Monday, September 9, 2019

AI Is Coming for Your Favorite Menial Tasks

An AI robot with a slight smile stands next to red and yellow balloons.
When machines start picking off all the easy work for themselves, many white-collar jobs are going to get a lot harder. About five years ago, I was the vice president of data for Kickstarter. People would come to the crowdfunding platform with wild ideas—before I got hired there, I used Kickstarter to raise funds for a translation of Moby-Dick into emoji—and company staff got to decide which projects could solicit money from the public. For those working on the Kickstarter projects team, being able to see an obviously worthy idea, and approve it five seconds later, was a total blast. In the early days, it felt like everyone at the company was competing to see what kind of fun and interesting projects we could recruit to our platform.
But as the number of inventors and artists seeking money on Kickstarter exploded, the projects team needed an automated solution to help process the influx of new ideas during surge periods. Holiday weekends were especially difficult, as the projects team’s queue would back up with hundreds of worthy projects. Those delays began frustrating creators who were waiting for the team to approve their proposals. So I oversaw the development of an automated system that would consider each product’s stated purpose, its creator’s past record of success, and other factors, and fast-track the most promising ones.


The idea behind the automation was straightforward: Projects that scored the highest—such as Santorini, a tabletop game that ended up raising more than eight times its goal and quickly became a best seller outside Kickstarter—would gain approval to launch without human intervention.
Our machine-learning system soon took 40 to 60 percent of the manual approvals off our projects team’s plate, allowing it to process the queue of incoming projects even faster.

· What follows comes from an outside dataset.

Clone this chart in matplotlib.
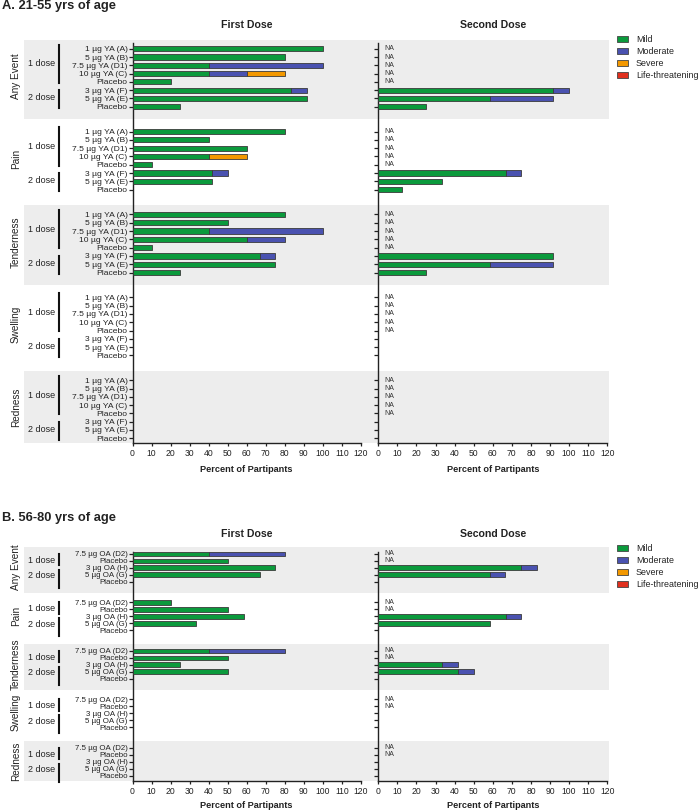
import matplotlib.pyplot as plt
import numpy as np
from matplotlib.patches import Rectangle, Patch
from matplotlib.lines import Line2D
from matplotlib.transforms import blended_transform_factory

plt.rcParams["font.family"] = ["Liberation Sans", "DejaVu Sans"]

NA = np.nan

events = ["Any Event", "Pain", "Tenderness", "Swelling", "Redness"]
severities = ["Mild", "Moderate", "Severe", "Life-threatening"]
sev_colors = ["#0b9a3c", "#4a52b0", "#f39800", "#e0301e"]

young_groups = ["1 µg YA (A)", "5 µg YA (B)", "7.5 µg YA (D1)", "10 µg YA (C)",
                "Placebo", "3 µg YA (F)", "5 µg YA (E)", "Placebo"]
old_groups = ["7.5 µg OA (D2)", "Placebo", "3 µg OA (H)", "5 µg OA (G)", "Placebo"]

# percent of participants; one row per event, one column per group
young_first_mild = [
    [100, 80, 40, 40, 20, 83.3, 91.7, 25],
    [80, 40, 60, 40, 10, 41.7, 41.7, 0],
    [80, 50, 40, 60, 10, 66.7, 75, 25],
    [0, 0, 0, 0, 0, 0, 0, 0],
    [0, 0, 0, 0, 0, 0, 0, 0],
]
young_first_moderate = [
    [0, 0, 60, 20, 0, 8.3, 0, 0],
    [0, 0, 0, 0, 0, 8.3, 0, 0],
    [0, 0, 60, 20, 0, 8.3, 0, 0],
    [0, 0, 0, 0, 0, 0, 0, 0],
    [0, 0, 0, 0, 0, 0, 0, 0],
]
young_first_severe = [
    [0, 0, 0, 20, 0, 0, 0, 0],
    [0, 0, 0, 20, 0, 0, 0, 0],
    [0, 0, 0, 0, 0, 0, 0, 0],
    [0, 0, 0, 0, 0, 0, 0, 0],
    [0, 0, 0, 0, 0, 0, 0, 0],
]
young_second_mild = [
    [NA, NA, NA, NA, NA, 91.7, 58.3, 25],
    [NA, NA, NA, NA, NA, 66.7, 33.3, 12.5],
    [NA, NA, NA, NA, NA, 91.7, 58.3, 25],
    [NA, NA, NA, NA, NA, 0, 0, 0],
    [NA, NA, NA, NA, NA, 0, 0, 0],
]
young_second_moderate = [
    [0, 0, 0, 0, 0, 8.3, 33.3, 0],
    [0, 0, 0, 0, 0, 8.3, 0, 0],
    [0, 0, 0, 0, 0, 0, 33.3, 0],
    [0, 0, 0, 0, 0, 0, 0, 0],
    [0, 0, 0, 0, 0, 0, 0, 0],
]

old_first_mild = [
    [40, 50, 75, 66.7, 0],
    [20, 50, 58.3, 33.3, 0],
    [40, 50, 25, 50, 0],
    [0, 0, 0, 0, 0],
    [0, 0, 0, 0, 0],
]
old_first_moderate = [
    [40, 0, 0, 0, 0],
    [0, 0, 0, 0, 0],
    [40, 0, 0, 0, 0],
    [0, 0, 0, 0, 0],
    [0, 0, 0, 0, 0],
]
old_second_mild = [
    [NA, NA, 75, 58.3, 0],
    [NA, NA, 66.7, 58.3, 0],
    [NA, NA, 33.3, 41.7, 0],
    [NA, NA, 0, 0, 0],
    [NA, NA, 0, 0, 0],
]
old_second_moderate = [
    [0, 0, 8.3, 8.3, 0],
    [0, 0, 8.3, 0, 0],
    [0, 0, 8.3, 8.3, 0],
    [0, 0, 0, 0, 0],
    [0, 0, 0, 0, 0],
]

W, H = 699, 811
fig = plt.figure(figsize=(W / 100, H / 100), dpi=100)
dark = "#222222"


def fx(px):
    return px / W


def fy(py):
    return 1 - py / H


panels = [
    dict(title="A. 21-55 yrs of age", title_y=6.5, head_y=25, xlab_y=469, legend_y=35,
         top=43.5, bottom=443, period=10, groups=young_groups, ylim=(47.57, -0.63),
         bar_h=0.62, band=(-1.1, 8.5), brackets=[(-0.5, 4.1), (5.0, 7.2)],
         dose_y=[1.8, 5.9], event_y=3.3, tick_fs=6.1,
         first=[young_first_mild, young_first_moderate, young_first_severe],
         second=[young_second_mild, young_second_moderate]),
    dict(title="B. 56-80 yrs of age", title_y=518, head_y=534, xlab_y=806, legend_y=544,
         top=551.5, bottom=780.7, period=7, groups=old_groups, ylim=(32.72, -0.36),
         bar_h=0.68, band=(-1.0, 5.65), brackets=[(0.0, 1.6), (2.3, 4.9)],
         dose_y=[0.87, 3.17], event_y=1.9, tick_fs=5.7,
         first=[old_first_mild, old_first_moderate],
         second=[old_second_mild, old_second_moderate]),
]

handles = [Patch(facecolor=c, edgecolor="#444444", linewidth=0.6) for c in sev_colors]

for p in panels:
    h_frac = (p["bottom"] - p["top"]) / H
    ax1 = fig.add_axes([fx(132.5), fy(p["bottom"]), fx(228.5), h_frac])
    ax2 = fig.add_axes([fx(378.3), fy(p["bottom"]), fx(229), h_frac])
    n = len(p["groups"])
    ypos = np.array([e * p["period"] + g for e in range(len(events)) for g in range(n)])

    for ax, series in [(ax1, p["first"]), (ax2, p["second"])]:
        ax.set_facecolor("none")
        left = np.zeros(len(ypos))
        for k, s in enumerate(series):
            vals = np.array(s, dtype=float).ravel()
            w = np.nan_to_num(vals)
            mask = w > 0
            ax.barh(ypos[mask], w[mask], left=left[mask], height=p["bar_h"],
                    color=sev_colors[k], edgecolor="#3a3a3a", linewidth=0.6, zorder=3)
            left += w
        na = np.isnan(np.array(series[0], dtype=float).ravel())
        for y in ypos[na]:
            ax.text(3, y, "NA", fontsize=5, color="#333333", ha="left", va="center")

        ax.set_xlim(0, 120)
        ax.set_ylim(*p["ylim"])
        ax.set_xticks(np.arange(0, 121, 10))
        ax.set_yticks(ypos)
        ax.spines["top"].set_visible(False)
        ax.spines["right"].set_visible(False)
        for side in ["left", "bottom"]:
            ax.spines[side].set_linewidth(1.0)
            ax.spines[side].set_color(dark)
        ax.tick_params(axis="x", direction="out", length=2.5, width=0.9, colors=dark,
                       labelsize=6.2, pad=2)
        ax.tick_params(axis="y", direction="out", length=3, width=0.9, colors=dark,
                       labelsize=p["tick_fs"], pad=0.5)

    ax1.set_yticklabels(p["groups"] * len(events))
    ax2.set_yticklabels([])

    # shaded bands behind every other event
    tr = blended_transform_factory(fig.transFigure, ax1.transData)
    for e in range(0, len(events), 2):
        y0 = e * p["period"] + p["band"][0]
        y1 = min(e * p["period"] + p["band"][1], p["ylim"][0])
        fig.add_artist(Rectangle((fx(24), y0), fx(609) - fx(24), y1 - y0, transform=tr,
                                 facecolor="#ededed", edgecolor="none", zorder=-5))

    # event and dose labels with brackets
    for e, name in enumerate(events):
        base = e * p["period"]
        ax1.text(fx(15.7), base + p["event_y"], name, transform=tr, rotation=90,
                 ha="center", va="center", fontsize=7.2, color=dark)
        for (b0, b1), dy, lab in zip(p["brackets"], p["dose_y"], ["1 dose", "2 dose"]):
            fig.add_artist(Line2D([fx(59.3), fx(59.3)], [base + b0, base + b1],
                                  transform=tr, color="#111111", linewidth=1.5))
            ax1.text(fx(42), base + dy, lab, transform=tr, ha="center", va="center",
                     fontsize=6.5, color=dark)

    fig.text(fx(2), fy(p["title_y"]), p["title"], ha="left", va="center",
             fontsize=9.3, fontweight="bold", color=dark)
    fig.text(fx(246.5), fy(p["head_y"]), "First Dose", ha="center", va="center",
             fontsize=7.6, fontweight="bold", color=dark)
    fig.text(fx(493), fy(p["head_y"]), "Second Dose", ha="center", va="center",
             fontsize=7.6, fontweight="bold", color=dark)
    for xc in [246.5, 493]:
        fig.text(fx(xc), fy(p["xlab_y"]), "Percent of Partipants", ha="center",
                 va="center", fontsize=6.6, fontweight="bold", color=dark)

    fig.legend(handles, severities, loc="upper left",
               bbox_to_anchor=(fx(616.7), fy(p["legend_y"])), frameon=False,
               fontsize=6.4, handlelength=1.3, handleheight=0.7, handletextpad=0.85,
               labelspacing=0.35, borderpad=0, borderaxespad=0, labelcolor=dark)

fig.savefig("out.png", dpi=100)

But, as things turned out, it also led to a dramatic drop in the average quality of projects that human reviewers would see. No more crowd-pleasers such as Potato Salad; just dreary projects such as impractically heavy duvets and questionable anime games.
When people talk about the effects of automation and artificial intelligence on the economy, they often fixate on the quantity of human workers. Will robots take our jobs? Others focus instead on threats to the quality of employment—the replacement of middle-class occupations with lower-skill, lower-wage ones; the steady elimination of human discretion as algorithms order around warehouse pickers, ride-hailing drivers, and other workers.
What’s less understood is that artificial intelligence will transform higher-skill positions, too—in ways that demand more human judgment rather than less. And that could be a problem. As AI gets better at performing the routine tasks traditionally done by humans, only the hardest ones will be left for us to do. But wrestling with only difficult decisions all day long is stressful and unpleasant. Being able to make at least some easy calls, such as allowing Santorini onto Kickstarter, can be deeply satisfying.
“Decision making is very cognitively draining,” the author and former clinical psychologist Alice Boyes told me via email, “so it’s nice to have some tasks that provide a sense of accomplishment but just require getting it done and repeating what you know, rather than everything needing very taxing novel decision making.”
That people “need both experiences of mastery and pleasure for healthy mood,” Boyes said, is a core idea of cognitive-behavioral psychology. It’s important, she said, “to vary the difficulty of the mastery experiences, rather than having everything be super challenging.”
At Kickstarter, our robot picked off the projects that were clearly the easiest to analyze. Left for human reviewers were projects with muddier scores—particularly ones for ideas that tested the limits of our guidelines, such as projects for helmets (Kickstarter prohibits medical devices) or overly optimistic gadgets (Kickstarter also banned hyperrealistic 3-D renderings of technology that didn’t exist yet). Staffers who had been used to reviewing slam-dunk proposals were no longer seeing them. Their jobs weren’t quite as enjoyable as they had been.